— start —

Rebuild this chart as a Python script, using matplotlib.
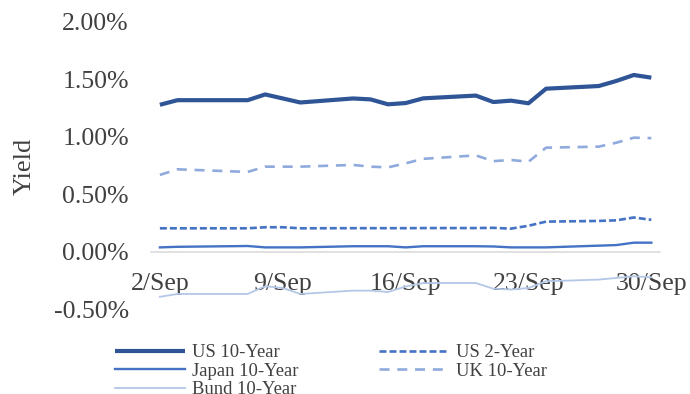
import matplotlib

matplotlib.use("Agg")
import matplotlib.pyplot as plt
import matplotlib.dates as mdates
import pandas as pd

plt.rcParams["font.family"] = ["Liberation Serif", "DejaVu Serif"]
plt.rcParams["lines.scale_dashes"] = False

# trading days shown on the chart
DATES = pd.to_datetime([
    "2021-09-02", "2021-09-03", "2021-09-07", "2021-09-08", "2021-09-09",
    "2021-09-10", "2021-09-13", "2021-09-14", "2021-09-15", "2021-09-16",
    "2021-09-17", "2021-09-20", "2021-09-21", "2021-09-22", "2021-09-23",
    "2021-09-24", "2021-09-27", "2021-09-28", "2021-09-29", "2021-09-30",
])

# yields, in percent
US_10Y = [1.28, 1.32, 1.32, 1.37, 1.335, 1.30, 1.335, 1.327, 1.284, 1.295,
          1.336, 1.36, 1.304, 1.316, 1.293, 1.42, 1.443, 1.487, 1.539, 1.516]
US_2Y = [0.206, 0.206, 0.206, 0.215, 0.215, 0.206, 0.207, 0.207, 0.207, 0.207,
         0.208, 0.208, 0.21, 0.203, 0.228, 0.264, 0.27, 0.275, 0.30, 0.28]
JAPAN_10Y = [0.04, 0.045, 0.052, 0.04, 0.04, 0.04, 0.05, 0.05, 0.05, 0.04,
             0.05, 0.05, 0.048, 0.04, 0.04, 0.04, 0.055, 0.06, 0.081, 0.081]
UK_10Y = [0.67, 0.719, 0.696, 0.742, 0.742, 0.742, 0.757, 0.742, 0.736, 0.771,
          0.81, 0.84, 0.79, 0.80, 0.785, 0.907, 0.916, 0.95, 0.994, 0.99]
BUND_10Y = [-0.39, -0.365, -0.365, -0.298, -0.313, -0.365, -0.336, -0.336,
            -0.348, -0.30, -0.27, -0.27, -0.319, -0.327, -0.313, -0.255,
            -0.24, -0.226, -0.211, -0.22]

Y_TICKS = [-0.5, 0.0, 0.5, 1.0, 1.5, 2.0]
TEXT_C = "#404040"

fig = plt.figure(figsize=(6.9, 3.94), dpi=100)
ax = fig.add_axes([0.219, 0.2145, 0.7377, 0.7297])

l_us10, = ax.plot(DATES, US_10Y, color="#2F5597", lw=3.0, solid_capstyle="butt")
l_us2, = ax.plot(DATES, US_2Y, color="#4472C4", lw=1.9, dashes=(5, 2.2))
l_jp, = ax.plot(DATES, JAPAN_10Y, color="#4472C4", lw=1.7)
l_uk, = ax.plot(DATES, UK_10Y, color="#8FAADC", lw=1.9, dashes=(7.2, 5.6))
l_bund, = ax.plot(DATES, BUND_10Y, color="#B4C7E7", lw=1.3)

x0 = mdates.date2num(DATES[0]) - 0.5
x1 = mdates.date2num(DATES[-1]) + 0.5
ax.set_xlim(x0, x1)
ax.set_ylim(-0.5, 2.0)
ax.set_yticks(Y_TICKS)
ax.set_yticklabels([f"{v:.2f}%" for v in Y_TICKS])

ax.xaxis.set_major_locator(mdates.DayLocator(bymonthday=[2, 9, 16, 23, 30]))
ax.xaxis.set_major_formatter(mdates.DateFormatter("%-d/%b"))

# horizontal axis sits on the zero line
for s in ("top", "right", "left"):
    ax.spines[s].set_visible(False)
ax.spines["bottom"].set_position(("data", 0))
ax.spines["bottom"].set_color("#D9D9D9")
ax.spines["bottom"].set_linewidth(1.1)
ax.spines["bottom"].set_zorder(0)

ax.tick_params(axis="x", length=0, pad=15, labelsize=18.5, labelcolor=TEXT_C)
ax.tick_params(axis="y", length=0, pad=16, labelsize=18.5, labelcolor=TEXT_C)

fig.text(25 / 690, 1 - 166 / 394, "Yield", rotation=90, ha="center",
         va="center", fontsize=19, color=TEXT_C)

# two-column legend, filled row by row
handles = [l_us10, l_jp, l_bund, l_us2, l_uk]
labels = ["US 10-Year", "Japan 10-Year", "Bund 10-Year", "US 2-Year",
          "UK 10-Year"]
leg = fig.legend(handles, labels, loc="upper left",
                 bbox_to_anchor=(115 / 690, 1 - 344 / 394), ncol=2,
                 frameon=False, fontsize=13.4, borderpad=0, borderaxespad=0,
                 handlelength=3.76, handletextpad=0.38, columnspacing=4.3,
                 labelspacing=0.08)
for t in leg.get_texts():
    t.set_color(TEXT_C)

fig.savefig("out.png", dpi=100)
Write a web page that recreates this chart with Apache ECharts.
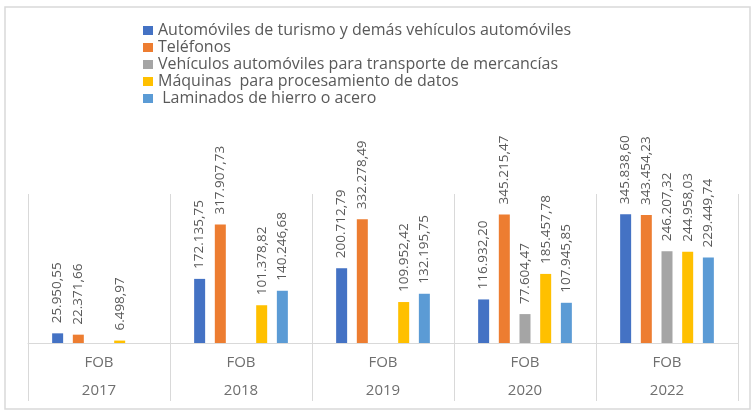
<!DOCTYPE html>
<html>
<head>
<meta charset="utf-8">
<script src="https://cdn.jsdelivr.net/npm/echarts@6/dist/echarts.min.js"></script>
<style>
html,body{margin:0;padding:0;background:#fff;}
#chart{width:751px;height:410px;}
</style>
</head>
<body>
<div id="chart"></div>
<script>
const years = ['2017', '2018', '2019', '2020', '2022'];
const subLabel = 'FOB';
const seriesNames = [
  'Automóviles de turismo y demás vehículos automóviles',
  'Teléfonos',
  'Vehículos automóviles para transporte de mercancías',
  'Máquinas  para procesamiento de datos',
  ' Laminados de hierro o acero'
];
const automoviles = [25950.55, 172135.75, 200712.79, 116932.20, 345838.60];
const telefonos = [22371.66, 317907.73, 332278.49, 345215.47, 343454.23];
const mercancias = [null, null, null, 77604.47, 246207.32];
const maquinas = [6498.97, 101378.82, 109952.42, 185457.78, 244958.03];
const laminados = [null, 140246.68, 132195.75, 107945.85, 229449.74];
const colors = ['#4472C4', '#ED7D31', '#A5A5A5', '#FFC000', '#5B9BD5'];

const FONT = 'Open Sans';
function fmt(v) {
  const parts = v.toFixed(2).split('.');
  return parts[0].replace(/\B(?=(\d{3})+(?!\d))/g, '.') + ',' + parts[1];
}

const dataSets = [automoviles, telefonos, mercancias, maquinas, laminados];
const series = dataSets.map((d, i) => ({
  name: seriesNames[i],
  type: 'bar',
  xAxisIndex: 0,
  data: d,
  barWidth: 11,
  barGap: '88%',
  itemStyle: { color: colors[i] },
  label: {
    show: true,
    position: 'top',
    rotate: 90,
    align: 'left',
    verticalAlign: 'middle',
    distance: 10,
    color: '#595959',
    fontSize: 13.5,
    fontFamily: FONT,
    formatter: p => (p.value == null ? '' : fmt(p.value))
  }
}));

const chart = echarts.init(document.getElementById('chart'), null, { renderer: 'canvas' });
chart.setOption({
  animation: false,
  backgroundColor: '#fff',
  color: colors,
  graphic: [{
    type: 'rect',
    shape: { x: 5, y: 7, width: 745, height: 402 },
    style: { fill: 'none', stroke: '#d9d9d9', lineWidth: 1.5 },
    silent: true
  }],
  legend: {
    orient: 'vertical',
    left: 138,
    top: 17,
    itemWidth: 10,
    itemHeight: 9,
    itemGap: 0,
    icon: 'rect',
    textStyle: { fontSize: 16, fontFamily: FONT, color: '#595959', lineHeight: 17 },
    data: seriesNames
  },
  grid: { left: 28, right: 13, top: 194, bottom: 67 },
  xAxis: [{
    type: 'category',
    data: years,
    position: 'bottom',
    axisLine: { show: true, lineStyle: { color: '#d9d9d9', width: 1 } },
    axisTick: { show: true, inside: true, length: 149, lineStyle: { color: '#d9d9d9', width: 1 } },
    axisLabel: { show: false },
    splitLine: { show: false }
  }, {
    type: 'category',
    data: years,
    position: 'bottom',
    axisLine: { show: false },
    axisTick: { show: true, length: 58, lineStyle: { color: '#d9d9d9', width: 1 } },
    axisLabel: {
      show: true,
      margin: 6,
      fontSize: 15,
      lineHeight: 28,
      fontFamily: FONT,
      color: '#6f6f6f',
      formatter: v => subLabel + '\n' + v
    },
    splitLine: { show: false }
  }],
  yAxis: {
    type: 'value',
    min: 0,
    max: 400000,
    show: false,
    splitLine: { show: false }
  },
  series: series
});
</script>
</body>
</html>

— end —

Give the lines again word for word, from the start of the records to the line holding "ax = fig.add_axes([0.219, 0.2145, 0.7377, 0.7297])", both included, and leave out any picture.

» SOLUTION FOR THIS PROBLEM
Rebuild this chart as a Python script, using matplotlib.
import matplotlib

matplotlib.use("Agg")
import matplotlib.pyplot as plt
import matplotlib.dates as mdates
import pandas as pd

plt.rcParams["font.family"] = ["Liberation Serif", "DejaVu Serif"]
plt.rcParams["lines.scale_dashes"] = False

# trading days shown on the chart
DATES = pd.to_datetime([
    "2021-09-02", "2021-09-03", "2021-09-07", "2021-09-08", "2021-09-09",
    "2021-09-10", "2021-09-13", "2021-09-14", "2021-09-15", "2021-09-16",
    "2021-09-17", "2021-09-20", "2021-09-21", "2021-09-22", "2021-09-23",
    "2021-09-24", "2021-09-27", "2021-09-28", "2021-09-29", "2021-09-30",
])

# yields, in percent
US_10Y = [1.28, 1.32, 1.32, 1.37, 1.335, 1.30, 1.335, 1.327, 1.284, 1.295,
          1.336, 1.36, 1.304, 1.316, 1.293, 1.42, 1.443, 1.487, 1.539, 1.516]
US_2Y = [0.206, 0.206, 0.206, 0.215, 0.215, 0.206, 0.207, 0.207, 0.207, 0.207,
         0.208, 0.208, 0.21, 0.203, 0.228, 0.264, 0.27, 0.275, 0.30, 0.28]
JAPAN_10Y = [0.04, 0.045, 0.052, 0.04, 0.04, 0.04, 0.05, 0.05, 0.05, 0.04,
             0.05, 0.05, 0.048, 0.04, 0.04, 0.04, 0.055, 0.06, 0.081, 0.081]
UK_10Y = [0.67, 0.719, 0.696, 0.742, 0.742, 0.742, 0.757, 0.742, 0.736, 0.771,
          0.81, 0.84, 0.79, 0.80, 0.785, 0.907, 0.916, 0.95, 0.994, 0.99]
BUND_10Y = [-0.39, -0.365, -0.365, -0.298, -0.313, -0.365, -0.336, -0.336,
            -0.348, -0.30, -0.27, -0.27, -0.319, -0.327, -0.313, -0.255,
            -0.24, -0.226, -0.211, -0.22]

Y_TICKS = [-0.5, 0.0, 0.5, 1.0, 1.5, 2.0]
TEXT_C = "#404040"

fig = plt.figure(figsize=(6.9, 3.94), dpi=100)
ax = fig.add_axes([0.219, 0.2145, 0.7377, 0.7297])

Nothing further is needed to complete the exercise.